Hierarchical Vision-Language Alignment for Text-to-Image Generation via Diffusion Models
Emily Johnson, Noah Wilson
TL;DR
VLAD addresses the core challenge of aligning complex textual prompts with high-quality images by fusing semantic alignment from LVLM embeddings with a hierarchical diffusion pipeline. The Contextual Composition Module decomposes prompts into global and local semantics, while a two-stage diffusion with Text Layout Generator and Visual Feature Enhancer provides structured image synthesis guided by textual meaning. Efficient training is achieved via LoRA, enabling scalable fine-tuning on diverse prompts; quantitative and human evaluations on MARIO-Eval and INNOVATOR-Eval show VLAD achieving strong image fidelity, accurate text rendering, and solid semantic alignment compared with state-of-the-art methods. The work presents a practical, adaptable framework for complex text-to-image generation and highlights components (CCM, hierarchical guidance, LoRA) as critical to performance and efficiency.
Abstract
Text-to-image generation has witnessed significant advancements with the integration of Large Vision-Language Models (LVLMs), yet challenges remain in aligning complex textual descriptions with high-quality, visually coherent images.
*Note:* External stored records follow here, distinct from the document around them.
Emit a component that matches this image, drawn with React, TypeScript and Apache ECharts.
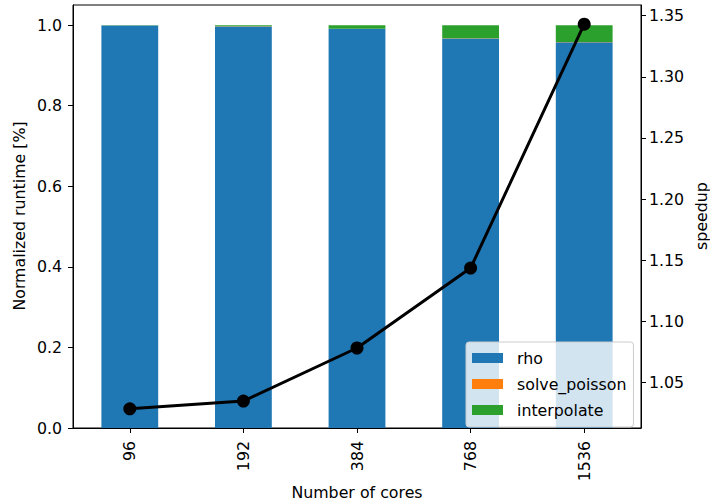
import React, { useEffect, useRef } from "react";
import * as echarts from "echarts";

const cores = ["96", "192", "384", "768", "1536"];
const rho = [0.999, 0.9968, 0.9908, 0.967, 0.9575];
const solvePoisson = [0.0002, 0.0002, 0.0003, 0.0004, 0.0004];
const interpolate = [0.0008, 0.003, 0.0089, 0.0326, 0.0421];
const speedup = [1.0285, 1.0348, 1.0782, 1.1436, 1.343];
const leftTicks = [0, 0.2, 0.4, 0.6, 0.8, 1.0];
const rightTicks = [1.05, 1.1, 1.15, 1.2, 1.25, 1.3, 1.35];

const FONT = "DejaVu Sans";

export default function App() {
  const ref = useRef<HTMLDivElement>(null);
  useEffect(() => {
    if (!ref.current) return;
    const chart = echarts.init(ref.current, null, { renderer: "svg" });
    const sMin = Math.min(...speedup);
    const sMax = Math.max(...speedup);
    const pad = (sMax - sMin) * 0.05;
    const tick = { show: true, length: 5, lineStyle: { color: "#000", width: 1 } };
    const label = { color: "#000", fontFamily: FONT, fontSize: 15.8 };
    const font = `15.8px "${FONT}"`;
    chart.setOption({
      animation: false,
      backgroundColor: "#fff",
      textStyle: { fontFamily: FONT },
      grid: {
        left: 73,
        right: 69,
        top: 5,
        bottom: 75,
        show: true,
        borderColor: "#000",
        borderWidth: 1,
        backgroundColor: "transparent",
        containLabel: false,
        outerBoundsMode: "none",
      },
      legend: {
        data: ["rho", "solve_poisson", "interpolate"],
        orient: "vertical",
        left: 466,
        top: 342,
        itemWidth: 31,
        itemHeight: 10,
        itemGap: 10,
        padding: [8, 7, 9, 6],
        backgroundColor: "rgba(255,255,255,0.8)",
        borderColor: "#cccccc",
        borderWidth: 1,
        borderRadius: 3,
        icon: "rect",
        textStyle: { ...label, lineHeight: 14, padding: [0, 0, 0, 9] },
        selectedMode: false,
      },
      graphic: [
        {
          type: "text",
          x: 701,
          y: 216,
          rotation: Math.PI / 2,
          style: { text: "speedup", fill: "#000", font, align: "center", verticalAlign: "middle" },
        },
        {
          type: "text",
          x: 357,
          y: 492,
          style: { text: "Number of cores", fill: "#000", font, align: "center", verticalAlign: "middle" },
        },
        {
          type: "text",
          x: 19,
          y: 216,
          rotation: Math.PI / 2,
          style: { text: "Normalized runtime [%]", fill: "#000", font, align: "center", verticalAlign: "middle" },
        },
      ],
      xAxis: {
        type: "category",
        data: cores,
        boundaryGap: true,
        axisLine: { show: true, lineStyle: { color: "#000", width: 1 } },
        axisTick: { ...tick, alignWithLabel: true },
        axisLabel: { ...label, rotate: 90, margin: 13 },
        splitLine: { show: false },
      },
      yAxis: [
        {
          type: "value",
          min: 0,
          max: 1.05,
          axisLine: { show: true, lineStyle: { color: "#000", width: 1 } },
          axisTick: { ...tick, customValues: leftTicks },
          axisLabel: {
            ...label,
            margin: 11,
            customValues: leftTicks,
            formatter: (v: number) => v.toFixed(1),
          },
          splitLine: { show: false },
        },
        {
          type: "value",
          position: "right",
          min: sMin - pad,
          max: sMax + pad,
          axisLine: { show: true, lineStyle: { color: "#000", width: 1 } },
          axisTick: { ...tick, customValues: rightTicks },
          axisLabel: {
            ...label,
            margin: 8,
            customValues: rightTicks,
            formatter: (v: number) => v.toFixed(2),
          },
          splitLine: { show: false },
        },
      ],
      series: [
        {
          name: "rho",
          type: "bar",
          stack: "total",
          barWidth: "50%",
          itemStyle: { color: "#1f77b4" },
          data: rho,
        },
        {
          name: "solve_poisson",
          type: "bar",
          stack: "total",
          barWidth: "50%",
          itemStyle: { color: "#ff7f0e" },
          data: solvePoisson,
        },
        {
          name: "interpolate",
          type: "bar",
          stack: "total",
          barWidth: "50%",
          itemStyle: { color: "#2ca02c" },
          data: interpolate,
        },
        {
          name: "speedup",
          type: "line",
          yAxisIndex: 1,
          data: speedup,
          symbol: "circle",
          symbolSize: 13,
          lineStyle: { color: "#000", width: 3 },
          itemStyle: { color: "#000" },
          z: 5,
        },
      ],
    });
    return () => chart.dispose();
  }, []);
  return <div ref={ref} style={{ width: 710, height: 503, position: "absolute", left: 0, top: 0 }} />;
}
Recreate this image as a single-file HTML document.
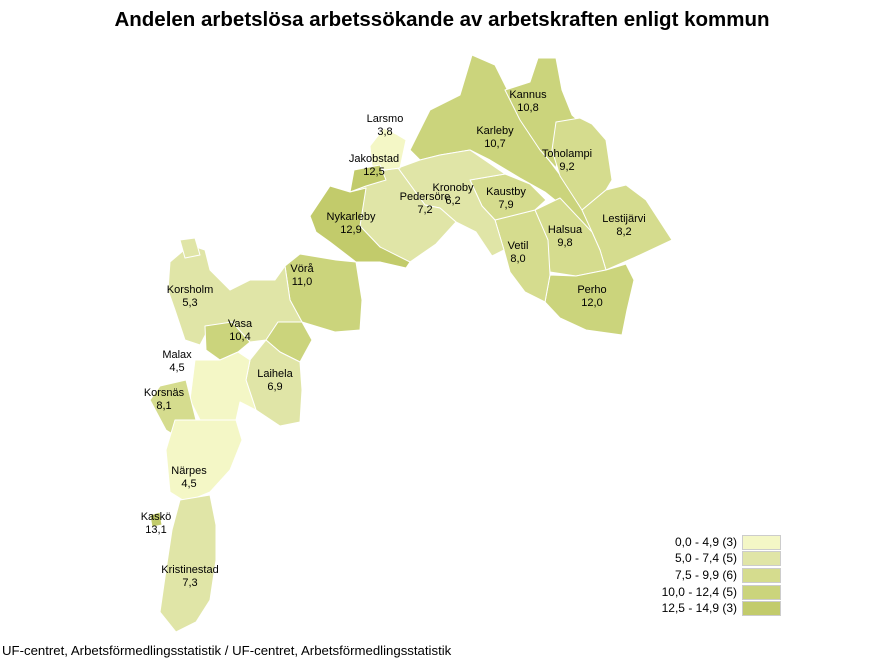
<!DOCTYPE html>
<html><head><meta charset="utf-8"><style>
body{margin:0;background:#fff;width:880px;height:660px;overflow:hidden}
svg{display:block}
text{font-family:"Liberation Sans",sans-serif}
</style></head><body>
<svg width="880" height="660" viewBox="0 0 880 660">
<text x="442" y="26" font-size="20.5" font-weight="bold" text-anchor="middle">Andelen arbetslösa arbetssökande av arbetskraften enligt kommun</text>
<g stroke="#fff" stroke-width="1" stroke-linejoin="round">
<polygon fill="#cbd47c" points="410,150 430,110 460,95 472,55 495,65 505,85 515,105 530,135 560,175 590,205 605,222 592,232 570,212 545,192 520,178 490,160 470,150 440,155 420,160"/>
<polygon fill="#cbd47c" points="505,90 530,82 538,58 556,58 562,90 572,115 582,124 560,138 556,168 540,150 520,120"/>
<polygon fill="#d5dc8e" points="556,122 580,118 592,124 606,140 612,180 606,190 582,210 560,176 552,150"/>
<polygon fill="#d5dc8e" points="582,210 606,190 626,185 646,200 672,240 640,255 606,270 600,250 592,232"/>
<polygon fill="#d5dc8e" points="535,210 560,198 592,232 600,250 606,270 576,276 550,272 546,240"/>
<polygon fill="#cbd47c" points="550,275 576,276 606,270 626,264 634,280 627,310 622,335 586,330 560,318 545,302"/>
<polygon fill="#d5dc8e" points="495,220 535,210 548,240 550,275 545,302 525,292 510,272 504,250"/>
<polygon fill="#d5dc8e" points="470,180 505,174 530,184 546,200 535,210 495,220 482,206"/>
<polygon fill="#e0e5a7" points="398,168 420,160 440,155 470,150 505,174 470,180 482,206 495,220 504,250 492,256 476,232 456,222 440,208 425,205"/>
<polygon fill="#e0e5a7" points="358,182 385,170 398,168 425,205 440,208 456,222 436,244 410,262 404,268 380,247 360,226"/>
<polygon fill="#f4f7c6" points="370,146 384,128 396,134 406,140 400,168 385,170 372,166"/>
<polygon fill="#c2cb6b" points="354,170 380,165 386,180 366,186 350,192"/>
<polygon fill="#c2cb6b" points="310,216 330,186 350,192 366,188 360,226 380,247 410,262 406,268 380,262 356,262 330,242 316,232"/>
<polygon fill="#cbd47c" points="285,266 300,254 336,260 356,262 362,300 360,330 335,332 302,322 290,300"/>
<polygon fill="#e0e5a7" points="170,262 190,245 205,250 210,270 230,290 250,280 275,280 285,266 290,300 302,322 278,322 266,340 250,342 232,322 210,326 200,345 185,340 175,310 168,290"/>
<polygon fill="#e0e5a7" points="180,240 195,238 200,255 185,258"/>
<polygon fill="#cbd47c" points="278,322 302,322 312,340 300,362 280,352 266,340"/>
<polygon fill="#cbd47c" points="205,326 232,322 250,342 238,352 220,360 206,350"/>
<polygon fill="#e0e5a7" points="250,360 266,340 280,352 300,362 302,390 300,422 280,426 256,410 246,380"/>
<polygon fill="#f4f7c6" points="195,360 220,360 238,352 250,360 246,380 256,410 240,402 236,420 200,420 190,400"/>
<polygon fill="#d5dc8e" points="160,386 186,380 196,420 182,440 166,430 150,400"/>
<polygon fill="#f4f7c6" points="175,420 236,420 242,440 230,470 210,492 186,502 170,492 166,450"/>
<polygon fill="#c2cb6b" points="150,515 160,512 162,525 152,527"/>
<polygon fill="#e0e5a7" points="180,500 210,495 216,525 216,560 210,600 196,622 176,632 160,612 166,570 172,530"/>
</g>
<g font-size="11" text-anchor="middle" fill="#000">
<text x="385" y="122">Larsmo</text><text x="385" y="135">3,8</text>
<text x="374" y="162">Jakobstad</text><text x="374" y="175">12,5</text>
<text x="528" y="98">Kannus</text><text x="528" y="111">10,8</text>
<text x="495" y="134">Karleby</text><text x="495" y="147">10,7</text>
<text x="567" y="157">Toholampi</text><text x="567" y="170">9,2</text>
<text x="425" y="200">Pedersöre</text><text x="425" y="213">7,2</text>
<text x="453" y="191">Kronoby</text><text x="453" y="204">6,2</text>
<text x="506" y="195">Kaustby</text><text x="506" y="208">7,9</text>
<text x="624" y="222">Lestijärvi</text><text x="624" y="235">8,2</text>
<text x="351" y="220">Nykarleby</text><text x="351" y="233">12,9</text>
<text x="565" y="233">Halsua</text><text x="565" y="246">9,8</text>
<text x="518" y="249">Vetil</text><text x="518" y="262">8,0</text>
<text x="302" y="272">Vörå</text><text x="302" y="285">11,0</text>
<text x="592" y="293">Perho</text><text x="592" y="306">12,0</text>
<text x="190" y="293">Korsholm</text><text x="190" y="306">5,3</text>
<text x="240" y="327">Vasa</text><text x="240" y="340">10,4</text>
<text x="177" y="358">Malax</text><text x="177" y="371">4,5</text>
<text x="275" y="377">Laihela</text><text x="275" y="390">6,9</text>
<text x="164" y="396">Korsnäs</text><text x="164" y="409">8,1</text>
<text x="189" y="474">Närpes</text><text x="189" y="487">4,5</text>
<text x="156" y="520">Kaskö</text><text x="156" y="533">13,1</text>
<text x="190" y="573">Kristinestad</text><text x="190" y="586">7,3</text>
</g>
<g font-size="12" text-anchor="end">
<text x="737" y="546">0,0 - 4,9 (3)</text>
<text x="737" y="562">5,0 - 7,4 (5)</text>
<text x="737" y="579">7,5 - 9,9 (6)</text>
<text x="737" y="596">10,0 - 12,4 (5)</text>
<text x="737" y="612">12,5 - 14,9 (3)</text>
</g>
<g stroke="#ccc" stroke-width="1">
<rect x="742.5" y="535.5" width="38" height="14" fill="#f4f7c6"/>
<rect x="742.5" y="551.5" width="38" height="14" fill="#e0e5a7"/>
<rect x="742.5" y="568.5" width="38" height="14" fill="#d5dc8e"/>
<rect x="742.5" y="585.5" width="38" height="14" fill="#cbd47c"/>
<rect x="742.5" y="601.5" width="38" height="14" fill="#c2cb6b"/>
</g>
<text x="2" y="655" font-size="13.2">UF-centret, Arbetsförmedlingsstatistik / UF-centret, Arbetsförmedlingsstatistik</text>
</svg>
</body></html>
This paper introduces the Vision-Language Aligned Diffusion (VLAD) model, a generative framework that addresses these challenges through a dual-stream strategy combining semantic alignment and hierarchical diffusion. VLAD utilizes a Contextual Composition Module (CCM) to decompose textual prompts into global and local representations, ensuring precise alignment with visual features. Furthermore, it incorporates a multi-stage diffusion process with hierarchical guidance to generate high-fidelity images. Experiments conducted on MARIO-Eval and INNOVATOR-Eval benchmarks demonstrate that VLAD significantly outperforms state-of-the-art methods in terms of image quality, semantic alignment, and text rendering accuracy. Human evaluations further validate the superior performance of VLAD, making it a promising approach for text-to-image generation in complex scenarios.